* **Written request**:
Extract every line that contains the word "this".

* **Data shown**:
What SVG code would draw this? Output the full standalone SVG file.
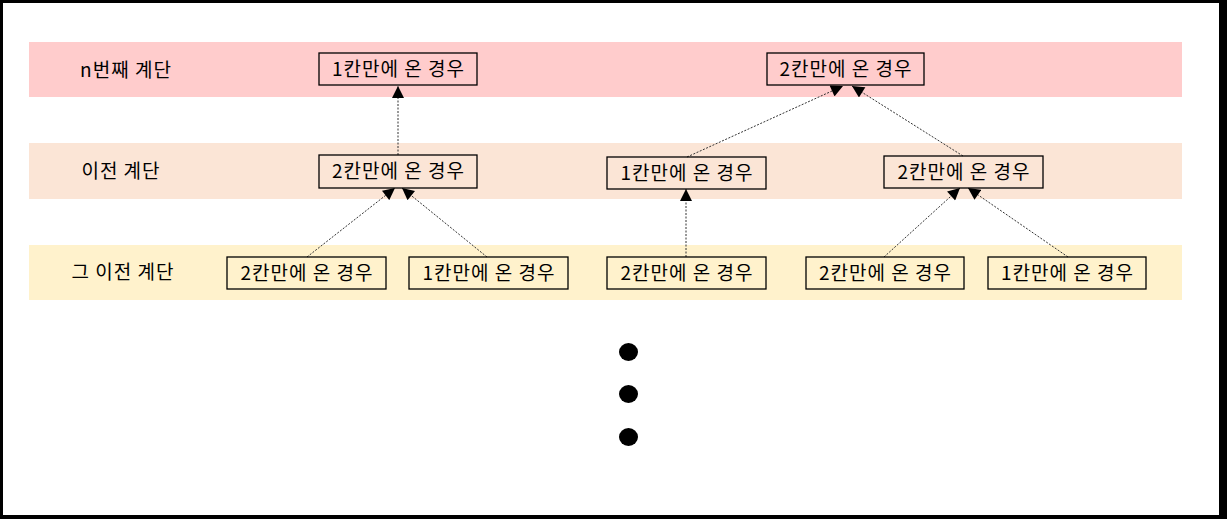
<svg xmlns="http://www.w3.org/2000/svg" width="1227" height="519" viewBox="0 0 1227 519">
<style>
.lbl{font-family:"Noto Sans CJK KR","Noto Sans",sans-serif;font-size:19px;letter-spacing:1px;fill:#000;text-anchor:middle}
.box{fill:none;stroke:#000;stroke-width:1.3}
.con{stroke:#333;stroke-width:1;stroke-dasharray:2,1.5;fill:none;marker-end:url(#ah)}
</style>
<defs>
<marker id="ah" viewBox="0 0 10 10" refX="10" refY="5" markerWidth="13" markerHeight="12" markerUnits="userSpaceOnUse" orient="auto">
<path d="M0,0 L10,5 L0,10 z" fill="#000"/>
</marker>
</defs>
<rect x="0" y="0" width="1227" height="519" fill="#000"/>
<rect x="3" y="3" width="1216" height="512" fill="#fff"/>
<g id="bands">
<rect x="29" y="42" width="1153" height="55" fill="#FFCCCC"/>
<rect x="29" y="143" width="1153" height="56" fill="#FBE5D6"/>
<rect x="29" y="245" width="1153" height="55" fill="#FFF2CC"/>
<text class="lbl" x="126" y="77">n번째 계단</text>
<text class="lbl" x="121" y="178">이전 계단</text>
<text class="lbl" x="123" y="279">그 이전 계단</text>
</g>
<g id="connectors">
<line class="con" x1="398" y1="155" x2="398" y2="86"/>
<line class="con" x1="687" y1="157" x2="843" y2="86"/>
<line class="con" x1="963" y1="156" x2="852" y2="86"/>
<line class="con" x1="307" y1="257" x2="395" y2="188"/>
<line class="con" x1="487" y1="257" x2="402" y2="188"/>
<line class="con" x1="686" y1="257" x2="686" y2="189"/>
<line class="con" x1="884" y1="257" x2="960" y2="188"/>
<line class="con" x1="1068" y1="257" x2="968" y2="188"/>
</g>
<g id="n1a"><rect class="box" x="319" y="53" width="158" height="32"/><text class="lbl" x="398.5" y="76">1칸만에 온 경우</text></g>
<g id="n1b"><rect class="box" x="767" y="53" width="157" height="32"/><text class="lbl" x="846" y="76">2칸만에 온 경우</text></g>
<g id="n2a"><rect class="box" x="319" y="155" width="158" height="33"/><text class="lbl" x="398.5" y="178">2칸만에 온 경우</text></g>
<g id="n2b"><rect class="box" x="607" y="157" width="159" height="32"/><text class="lbl" x="687" y="180">1칸만에 온 경우</text></g>
<g id="n2c"><rect class="box" x="884" y="156" width="159" height="32"/><text class="lbl" x="964" y="179">2칸만에 온 경우</text></g>
<g id="n3a"><rect class="box" x="227" y="257" width="159" height="32"/><text class="lbl" x="307" y="280">2칸만에 온 경우</text></g>
<g id="n3b"><rect class="box" x="409" y="257" width="159" height="32"/><text class="lbl" x="489" y="280">1칸만에 온 경우</text></g>
<g id="n3c"><rect class="box" x="607" y="257" width="159" height="32"/><text class="lbl" x="687" y="280">2칸만에 온 경우</text></g>
<g id="n3d"><rect class="box" x="806" y="257" width="158" height="32"/><text class="lbl" x="885.5" y="280">2칸만에 온 경우</text></g>
<g id="n3e"><rect class="box" x="988" y="257" width="158" height="32"/><text class="lbl" x="1067.5" y="280">1칸만에 온 경우</text></g>
<g id="dots">
<ellipse cx="628.5" cy="352" rx="9.5" ry="9" fill="#000"/>
<ellipse cx="628.5" cy="394" rx="9.5" ry="9" fill="#000"/>
<ellipse cx="628.5" cy="437" rx="9.5" ry="9" fill="#000"/>
</g>
</svg>
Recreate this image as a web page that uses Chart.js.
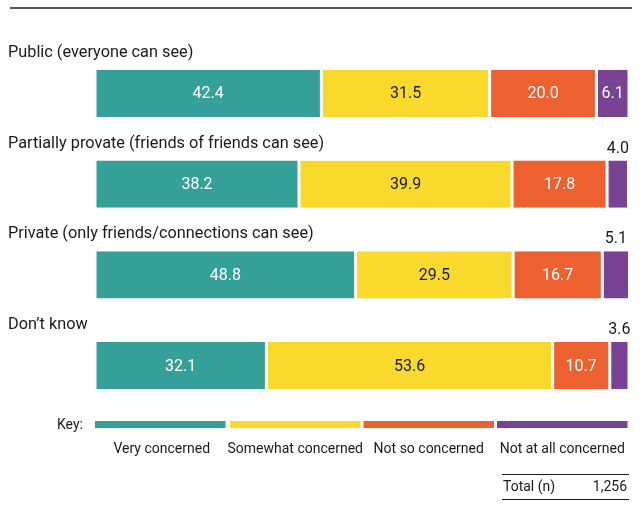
<!DOCTYPE html>
<html>
<head>
<meta charset="utf-8">
<script src="https://cdn.jsdelivr.net/npm/chart.js@4.4.0/dist/chart.umd.min.js"></script>
<style>
  body { margin: 0; background: #ffffff; }
  #concernChart { display: block; }
</style>
</head>
<body>
<canvas id="concernChart" width="643" height="508"></canvas>
<script>
const categories = [
    "Public (everyone can see)",
    "Partially provate (friends of friends can see)",
    "Private (only friends/connections can see)",
    "Don\u2019t know"
];
const seriesNames = ["Very concerned", "Somewhat concerned", "Not so concerned", "Not at all concerned"];
const veryConcerned = [42.4, 38.2, 48.8, 32.1];
const somewhatConcerned = [31.5, 39.9, 29.5, 53.6];
const notSoConcerned = [20.0, 17.8, 16.7, 10.7];
const notAtAllConcerned = [6.1, 4.0, 5.1, 3.6];
const totalLabel = "Total (n)";
const totalValue = "1,256";

const colors = ["#35a097", "#f9da2c", "#ed6131", "#774392"];
const valueColors = ["#ffffff", "#1a1a1a", "#ffffff", "#ffffff"];
const textColor = "#1a1a1a";
const fontFamily = "Roboto, 'DejaVu Sans', sans-serif";

const canvas = document.getElementById("concernChart");
const ctx = canvas.getContext("2d");

const allSeries = [veryConcerned, somewhatConcerned, notSoConcerned, notAtAllConcerned];

// draws row titles, value labels, the key and the total box
const annotatePlugin = {
    id: "annotate",
    afterDatasetsDraw(chart) {
        const c = chart.ctx;
        const area = chart.chartArea;
        c.save();

        // top rule
        c.strokeStyle = "#1a1a1a";
        c.lineWidth = 1.5;
        c.beginPath();
        c.moveTo(10, 8);
        c.lineTo(632, 8);
        c.stroke();

        // row titles
        const firstMeta = chart.getDatasetMeta(0);
        c.fillStyle = textColor;
        c.font = "16.3px " + fontFamily;
        c.textAlign = "left";
        c.textBaseline = "middle";
        firstMeta.data.forEach((bar, i) => {
            const top = bar.y - bar.height / 2;
            c.fillText(categories[i], 8, top - 17);
        });

        // value labels
        c.font = "16px " + fontFamily;
        c.textAlign = "center";
        allSeries.forEach((series, d) => {
            const meta = chart.getDatasetMeta(d);
            meta.data.forEach((bar, i) => {
                const txt = series[i].toFixed(1);
                const left = Math.min(bar.x, bar.base);
                const w = Math.abs(bar.x - bar.base);
                const cx = left + w / 2;
                const tw = c.measureText(txt).width;
                if (w > tw + 8) {
                    c.fillStyle = valueColors[d];
                    c.fillText(txt, cx, bar.y + 1);
                } else {
                    c.fillStyle = textColor;
                    c.fillText(txt, cx, bar.y - bar.height / 2 - 12);
                }
            });
        });

        // key
        c.font = "14px " + fontFamily;
        c.fillStyle = textColor;
        c.textAlign = "left";
        c.fillText("Key:", 57, 425);
        const keyW = (area.right - area.left) / seriesNames.length;
        seriesNames.forEach((name, d) => {
            const x0 = area.left + d * keyW;
            c.fillStyle = colors[d];
            c.fillRect(x0 + (d > 0 ? 1.5 : 0), 421, keyW - 3, 7);
            c.fillStyle = textColor;
            c.textAlign = "center";
            c.fillText(name, x0 + keyW / 2, 449);
        });

        // total box
        c.strokeStyle = "#1a1a1a";
        c.lineWidth = 1;
        c.beginPath();
        c.moveTo(502, 474.5);
        c.lineTo(629, 474.5);
        c.moveTo(502, 499.5);
        c.lineTo(629, 499.5);
        c.stroke();
        c.textAlign = "left";
        c.fillText(totalLabel, 503, 487);
        c.textAlign = "right";
        c.fillText(totalValue, 627, 487);

        c.restore();
    }
};

const chart = new Chart(ctx, {
    type: "bar",
    data: {
        labels: categories,
        datasets: seriesNames.map((name, d) => ({
            label: name,
            data: allSeries[d],
            backgroundColor: colors[d],
            borderColor: "#ffffff",
            borderWidth: { left: 1.5, right: 1.5, top: 0, bottom: 0 },
            borderSkipped: false,
            barPercentage: 0.52,
            categoryPercentage: 1.0
        }))
    },
    options: {
        indexAxis: "y",
        responsive: false,
        animation: false,
        layout: {
            padding: { left: 95, right: 14, top: 48, bottom: 97 }
        },
        plugins: {
            legend: { display: false },
            tooltip: { enabled: false }
        },
        scales: {
            x: {
                stacked: true,
                min: 0,
                max: 100,
                display: false
            },
            y: {
                stacked: true,
                display: false
            }
        }
    },
    plugins: [annotatePlugin]
});
</script>
</body>
</html>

* **Full answer**:
What SVG code would draw this? Output the full standalone SVG file.
Recreate this image as a web page that uses Chart.js.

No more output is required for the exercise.